Is there a foodie scene in a book that inspires you? Or makes you hungry?
Early on in Iain Banks’s The Wasp Factory, Frank and his father have a meal of soup together. I have no idea why this scene, involving pretty much the most mundane of foodstuffs, has stuck in my mind so well, but I think it just works perfectly to demonstrate the characters’ relationship. Reading this scene, it occurred to me that a meal is a gift for a writer – there are so many opportunities to demonstrate your characters’ personality traits through their approach to eating: food choices, manners and mannerisms, and of course, the conversation that happens over a meal.

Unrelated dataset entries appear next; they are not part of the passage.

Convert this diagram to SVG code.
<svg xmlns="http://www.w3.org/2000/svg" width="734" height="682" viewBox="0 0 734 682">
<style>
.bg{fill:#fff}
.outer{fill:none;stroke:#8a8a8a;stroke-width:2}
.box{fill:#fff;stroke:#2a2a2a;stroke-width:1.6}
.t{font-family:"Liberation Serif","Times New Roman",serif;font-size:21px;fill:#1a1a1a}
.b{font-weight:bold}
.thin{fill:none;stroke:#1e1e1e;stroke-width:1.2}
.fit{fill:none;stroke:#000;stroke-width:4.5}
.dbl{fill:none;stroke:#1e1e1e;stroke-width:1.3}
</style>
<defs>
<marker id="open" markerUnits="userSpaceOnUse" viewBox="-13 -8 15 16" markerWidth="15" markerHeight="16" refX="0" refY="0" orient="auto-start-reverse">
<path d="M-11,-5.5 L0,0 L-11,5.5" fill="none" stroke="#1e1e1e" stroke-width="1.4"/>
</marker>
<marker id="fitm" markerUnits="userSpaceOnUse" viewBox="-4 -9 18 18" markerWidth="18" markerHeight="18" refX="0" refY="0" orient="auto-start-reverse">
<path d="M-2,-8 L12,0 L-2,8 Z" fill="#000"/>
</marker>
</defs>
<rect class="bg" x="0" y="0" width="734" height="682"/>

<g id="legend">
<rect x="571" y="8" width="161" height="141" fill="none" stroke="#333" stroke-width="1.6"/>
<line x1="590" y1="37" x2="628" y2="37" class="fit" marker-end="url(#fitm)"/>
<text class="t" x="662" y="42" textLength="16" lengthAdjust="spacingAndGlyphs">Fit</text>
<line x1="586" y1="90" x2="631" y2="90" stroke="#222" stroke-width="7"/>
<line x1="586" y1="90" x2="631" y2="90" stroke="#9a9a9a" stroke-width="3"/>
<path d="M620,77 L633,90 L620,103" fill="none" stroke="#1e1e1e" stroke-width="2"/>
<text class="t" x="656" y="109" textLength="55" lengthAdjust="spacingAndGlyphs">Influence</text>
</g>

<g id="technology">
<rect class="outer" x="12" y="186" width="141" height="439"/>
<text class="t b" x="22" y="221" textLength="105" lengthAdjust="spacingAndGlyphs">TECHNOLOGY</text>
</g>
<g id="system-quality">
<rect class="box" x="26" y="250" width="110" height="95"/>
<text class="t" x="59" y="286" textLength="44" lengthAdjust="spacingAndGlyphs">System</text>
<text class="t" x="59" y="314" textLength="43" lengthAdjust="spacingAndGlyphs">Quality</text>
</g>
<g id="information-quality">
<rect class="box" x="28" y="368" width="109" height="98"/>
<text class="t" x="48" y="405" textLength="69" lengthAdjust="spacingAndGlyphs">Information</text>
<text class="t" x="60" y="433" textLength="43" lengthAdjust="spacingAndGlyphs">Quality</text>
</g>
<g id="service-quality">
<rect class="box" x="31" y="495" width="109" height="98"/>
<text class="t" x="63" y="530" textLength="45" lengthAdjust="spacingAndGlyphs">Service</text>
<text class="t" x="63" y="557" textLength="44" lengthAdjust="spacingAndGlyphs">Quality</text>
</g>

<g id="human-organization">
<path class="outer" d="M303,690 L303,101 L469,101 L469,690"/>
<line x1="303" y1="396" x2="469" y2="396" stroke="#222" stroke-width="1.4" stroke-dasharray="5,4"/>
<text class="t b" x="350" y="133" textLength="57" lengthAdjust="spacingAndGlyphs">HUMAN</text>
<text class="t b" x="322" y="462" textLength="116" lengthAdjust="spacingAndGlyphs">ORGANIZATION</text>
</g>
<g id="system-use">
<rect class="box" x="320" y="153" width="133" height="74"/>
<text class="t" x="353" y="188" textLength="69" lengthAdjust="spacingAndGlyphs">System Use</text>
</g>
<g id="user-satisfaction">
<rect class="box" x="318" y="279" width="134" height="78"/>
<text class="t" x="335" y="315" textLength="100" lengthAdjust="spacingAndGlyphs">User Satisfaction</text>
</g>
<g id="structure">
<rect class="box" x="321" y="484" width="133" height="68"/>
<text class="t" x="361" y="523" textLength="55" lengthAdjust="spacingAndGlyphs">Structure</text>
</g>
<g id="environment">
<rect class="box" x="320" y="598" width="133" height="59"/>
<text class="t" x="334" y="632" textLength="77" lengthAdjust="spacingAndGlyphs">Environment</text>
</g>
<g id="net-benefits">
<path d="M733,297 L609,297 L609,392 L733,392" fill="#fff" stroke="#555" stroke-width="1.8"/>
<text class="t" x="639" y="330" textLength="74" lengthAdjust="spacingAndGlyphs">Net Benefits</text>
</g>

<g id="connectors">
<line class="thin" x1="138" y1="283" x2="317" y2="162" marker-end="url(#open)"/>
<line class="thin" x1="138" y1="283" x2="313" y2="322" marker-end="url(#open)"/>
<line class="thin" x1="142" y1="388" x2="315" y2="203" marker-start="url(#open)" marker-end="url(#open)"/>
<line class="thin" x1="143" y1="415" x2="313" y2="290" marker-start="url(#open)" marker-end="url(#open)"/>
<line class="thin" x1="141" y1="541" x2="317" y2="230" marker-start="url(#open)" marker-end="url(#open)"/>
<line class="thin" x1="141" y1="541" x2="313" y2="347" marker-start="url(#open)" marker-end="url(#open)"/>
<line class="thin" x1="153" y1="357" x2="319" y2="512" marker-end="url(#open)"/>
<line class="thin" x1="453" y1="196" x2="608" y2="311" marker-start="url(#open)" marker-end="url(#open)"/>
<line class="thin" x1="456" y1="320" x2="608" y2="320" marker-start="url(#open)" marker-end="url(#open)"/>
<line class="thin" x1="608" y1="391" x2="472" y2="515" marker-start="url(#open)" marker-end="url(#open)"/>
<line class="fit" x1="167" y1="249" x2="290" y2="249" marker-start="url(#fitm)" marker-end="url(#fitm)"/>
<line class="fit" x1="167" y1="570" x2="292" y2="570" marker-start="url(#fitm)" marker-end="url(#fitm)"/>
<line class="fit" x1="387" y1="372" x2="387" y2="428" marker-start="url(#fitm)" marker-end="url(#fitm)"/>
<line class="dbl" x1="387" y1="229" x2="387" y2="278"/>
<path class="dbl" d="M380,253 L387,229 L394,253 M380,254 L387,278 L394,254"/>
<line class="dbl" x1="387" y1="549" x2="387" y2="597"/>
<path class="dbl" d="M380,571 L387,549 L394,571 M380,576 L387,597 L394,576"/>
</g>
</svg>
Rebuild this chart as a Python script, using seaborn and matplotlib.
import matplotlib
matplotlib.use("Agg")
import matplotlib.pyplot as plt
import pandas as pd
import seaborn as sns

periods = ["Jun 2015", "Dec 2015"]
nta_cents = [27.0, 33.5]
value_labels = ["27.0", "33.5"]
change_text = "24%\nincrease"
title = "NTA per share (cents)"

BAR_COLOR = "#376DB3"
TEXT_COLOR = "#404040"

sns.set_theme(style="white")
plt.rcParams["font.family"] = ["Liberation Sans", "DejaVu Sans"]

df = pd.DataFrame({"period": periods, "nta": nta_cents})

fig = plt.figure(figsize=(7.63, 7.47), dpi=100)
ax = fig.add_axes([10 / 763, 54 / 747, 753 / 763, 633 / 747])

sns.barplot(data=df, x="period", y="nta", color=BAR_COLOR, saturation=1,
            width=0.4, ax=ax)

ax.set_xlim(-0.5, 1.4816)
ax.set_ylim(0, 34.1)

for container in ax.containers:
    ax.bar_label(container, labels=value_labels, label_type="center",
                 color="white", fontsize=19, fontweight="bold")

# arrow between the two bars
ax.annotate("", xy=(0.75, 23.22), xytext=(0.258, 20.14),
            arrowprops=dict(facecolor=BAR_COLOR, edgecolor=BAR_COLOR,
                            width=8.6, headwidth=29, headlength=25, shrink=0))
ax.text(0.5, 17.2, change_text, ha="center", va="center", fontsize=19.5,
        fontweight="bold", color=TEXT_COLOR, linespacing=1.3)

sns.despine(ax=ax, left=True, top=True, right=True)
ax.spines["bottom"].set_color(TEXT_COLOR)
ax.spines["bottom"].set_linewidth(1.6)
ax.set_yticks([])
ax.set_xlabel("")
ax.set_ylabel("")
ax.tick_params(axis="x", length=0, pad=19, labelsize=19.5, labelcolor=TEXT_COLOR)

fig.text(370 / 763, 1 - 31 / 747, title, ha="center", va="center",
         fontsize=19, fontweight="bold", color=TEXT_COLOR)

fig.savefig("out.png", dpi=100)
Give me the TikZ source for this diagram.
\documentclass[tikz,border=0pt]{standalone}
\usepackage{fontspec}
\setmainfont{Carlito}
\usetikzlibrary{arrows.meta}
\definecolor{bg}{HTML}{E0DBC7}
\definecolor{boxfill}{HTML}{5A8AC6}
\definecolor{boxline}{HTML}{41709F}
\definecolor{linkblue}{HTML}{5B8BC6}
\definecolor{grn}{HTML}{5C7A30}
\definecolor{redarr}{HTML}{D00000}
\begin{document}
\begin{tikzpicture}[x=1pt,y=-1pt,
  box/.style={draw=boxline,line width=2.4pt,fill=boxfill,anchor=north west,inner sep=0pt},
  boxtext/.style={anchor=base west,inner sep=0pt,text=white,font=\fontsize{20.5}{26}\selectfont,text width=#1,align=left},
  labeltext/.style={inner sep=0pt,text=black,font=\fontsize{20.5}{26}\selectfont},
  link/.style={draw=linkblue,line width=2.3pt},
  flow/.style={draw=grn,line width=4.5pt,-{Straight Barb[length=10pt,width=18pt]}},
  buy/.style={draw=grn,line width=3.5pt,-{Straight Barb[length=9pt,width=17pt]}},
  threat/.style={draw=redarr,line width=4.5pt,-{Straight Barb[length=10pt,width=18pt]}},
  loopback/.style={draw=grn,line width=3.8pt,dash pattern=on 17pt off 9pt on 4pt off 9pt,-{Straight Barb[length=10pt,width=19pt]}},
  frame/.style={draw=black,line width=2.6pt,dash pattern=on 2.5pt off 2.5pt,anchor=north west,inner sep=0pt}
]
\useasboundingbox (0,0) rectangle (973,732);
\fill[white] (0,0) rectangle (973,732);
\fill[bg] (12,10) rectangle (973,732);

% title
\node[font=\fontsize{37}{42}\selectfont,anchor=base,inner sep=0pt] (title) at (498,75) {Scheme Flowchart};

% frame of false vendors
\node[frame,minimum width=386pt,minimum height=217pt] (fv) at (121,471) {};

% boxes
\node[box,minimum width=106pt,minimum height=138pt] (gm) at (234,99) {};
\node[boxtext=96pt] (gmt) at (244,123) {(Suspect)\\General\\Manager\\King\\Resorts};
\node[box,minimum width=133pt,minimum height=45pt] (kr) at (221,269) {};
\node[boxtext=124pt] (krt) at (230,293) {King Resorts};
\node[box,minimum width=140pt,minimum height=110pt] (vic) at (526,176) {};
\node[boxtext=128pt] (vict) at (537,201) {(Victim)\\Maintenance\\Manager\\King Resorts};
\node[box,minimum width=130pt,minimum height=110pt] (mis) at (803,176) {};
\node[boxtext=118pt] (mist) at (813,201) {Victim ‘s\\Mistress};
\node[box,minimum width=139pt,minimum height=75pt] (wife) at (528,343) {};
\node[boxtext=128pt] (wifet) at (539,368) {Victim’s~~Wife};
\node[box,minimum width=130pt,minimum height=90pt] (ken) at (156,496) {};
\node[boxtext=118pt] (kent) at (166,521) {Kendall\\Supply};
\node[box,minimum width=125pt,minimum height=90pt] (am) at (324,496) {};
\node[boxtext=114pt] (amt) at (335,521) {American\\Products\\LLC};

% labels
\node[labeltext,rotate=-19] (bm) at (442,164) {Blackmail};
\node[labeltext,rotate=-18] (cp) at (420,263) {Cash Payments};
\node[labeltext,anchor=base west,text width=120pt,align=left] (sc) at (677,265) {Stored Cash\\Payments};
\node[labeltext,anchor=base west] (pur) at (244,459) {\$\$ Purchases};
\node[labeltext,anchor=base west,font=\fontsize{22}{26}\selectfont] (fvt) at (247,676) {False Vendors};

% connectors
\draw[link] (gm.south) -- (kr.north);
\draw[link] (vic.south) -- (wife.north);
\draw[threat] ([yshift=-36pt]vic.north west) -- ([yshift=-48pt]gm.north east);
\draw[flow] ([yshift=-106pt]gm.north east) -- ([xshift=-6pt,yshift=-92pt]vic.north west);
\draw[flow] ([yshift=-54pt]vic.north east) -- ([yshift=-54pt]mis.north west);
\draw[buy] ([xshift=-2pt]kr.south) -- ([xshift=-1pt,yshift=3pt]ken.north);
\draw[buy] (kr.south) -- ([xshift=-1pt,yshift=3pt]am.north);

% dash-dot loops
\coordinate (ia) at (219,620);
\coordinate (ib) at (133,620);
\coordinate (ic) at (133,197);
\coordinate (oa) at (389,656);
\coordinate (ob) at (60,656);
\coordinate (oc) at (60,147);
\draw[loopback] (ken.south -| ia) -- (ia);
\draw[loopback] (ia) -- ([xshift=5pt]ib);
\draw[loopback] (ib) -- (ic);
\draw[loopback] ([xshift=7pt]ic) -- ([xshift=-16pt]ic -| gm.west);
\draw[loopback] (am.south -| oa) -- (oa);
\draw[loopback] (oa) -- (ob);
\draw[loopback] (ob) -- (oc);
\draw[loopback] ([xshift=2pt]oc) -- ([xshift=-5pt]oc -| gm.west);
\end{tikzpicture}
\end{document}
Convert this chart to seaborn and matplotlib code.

I enjoy writing about food – in another life I would probably be a restaurant reviewer – and my next novel has quite a few scenes which involve the characters dining together.
What is essential for you to sit and write? Which conditions are necessary?
Silence. I can’t listen to music while I’m writing, so tend to shut myself away to write. Likewise, I’m not one for writing in cafes – I just find it too distracting. Other than that, I’m pretty flexible. I like to have a vat of strong, black coffee, and to know that there are snacks in the house – I won’t necessarily eat them, but I find it distracting if there aren’t any. I also have a penchant for a fine biro for making notes – ideally a Livework pen with black ink.